DANs have been empirically demonstrated to perform group-theoretic inference on MNIST digits. Each image is first classified, and group operations (mod-10 addition, subtraction) are instantiated as deductive episodes. Multi-step “sorites” deductions are realized by feeding outputs as inputs at subsequent steps. Observed test accuracies:

• Depth 0 (single-step): $\approx 97\%$
• Syllogism ($k=1$): $\approx 95\%$
• Depth 5 compositions: $89$–$91\%$ (Kim et al., 2021)

Math Word Problems

The DDAR approach achieves state-of-the-art or near-best value accuracy on standard datasets:

• MAWPS: $92.0\%$ (Roberta-DeductReasoner) vs. $88.7\%$ (best prior)
• Math23K: $83.0\%$ (Roberta-DeductReasoner) vs. $82.4\%$ (BERT-Tree)
• MathQA: $78.6\%$ (Roberta-DeductReasoner) vs. $77.1\%$ (mBERT-LSTM)
• SVAMP: $47.3\%$ (Roberta-DeductReasoner) vs. $43.8\%$ (Roberta-Graph2Tree)

Ablation demonstrates the significant benefit of the GRU-based rationalizer, especially on complex multi-step problems (Jie et al., 2022).

Semantic Knowledge Graphs

Experiments using 300-dimensional embeddings with $\sim 9 \times 10^5$ knowledge graph triples yield the following average reasoning-chain success rates:

• Chain length 1: $92\%$
• Length 3: $58\%$
• Length 5: $33\%$ Results indicate strong short-chain deduction abilities, with accuracy systematically declining as chain length increases, reflecting the challenges posed by sparsity and semantic drift (Summers-Stay, 2017).

6. Interpretability, Strengths, and Limitations

DDAR frameworks emphasize explicit, traceable deductive chains—especially in relation-extraction and math word problem contexts, where each inference step is human-auditable. Key strengths include:

• Explicit, interpretable deduction traces at each step.
• Ability to reuse derived quantities or intermediate entities.
• Robustness to multi-step reasoning and perturbation-based benchmarks.
• Natural multi-task learning capabilities (e.g., simultaneous classification and proposition mapping).

Limitations:

• Models are currently limited in the size or complexity of the algebraic structures they generalize over (e.g., group size 10 in DAN experiments).
• In knowledge graph settings, predicate information is collapsed to implication vectors, inhibiting fine-grained logical constraints.
• Longer reasoning chains degrade in reliability due to sparsity and analogical drift.
• The search over candidate compositions or deduction chains remains greedy or locally optimal; global beam search or dynamic programming is a target for future development.
• Extension beyond binary operators or incorporation of quantifiers, higher-arity relations, or more abstract algebraic structures requires nontrivial adaptation.

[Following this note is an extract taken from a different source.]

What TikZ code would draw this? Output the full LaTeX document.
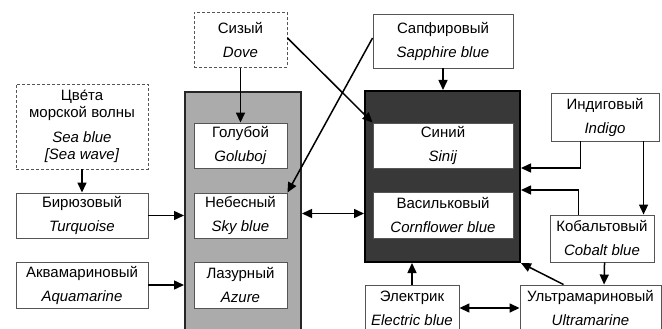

7. Future Prospects and Research Directions

Potential future developments in DDAR frameworks include:

• Extension to richer algebraic and logical environments (rings, fields, quantified logic).
• Improved integration of world knowledge, commonsense priors, and counterfactual inferencing within the deductive module.
• Enhanced search over deduction paths via global optimization (beam or dynamic programming), particularly in large constant sets or deep deductive chains.
• Scaling architectures (especially DANs) to handle larger algebraic structures, unseen operation-types (zero-shot deduction), and higher-dimensional embedding spaces.
• Refinement of semantic vector operations to better capture negation and role-binding in knowledge graphs.

These directions aim to increase the breadth and reliability of Deductive-Algebraic Reasoning in both neural and hybrid-symbolic domains (Kim et al., 2021, Jie et al., 2022, Summers-Stay, 2017).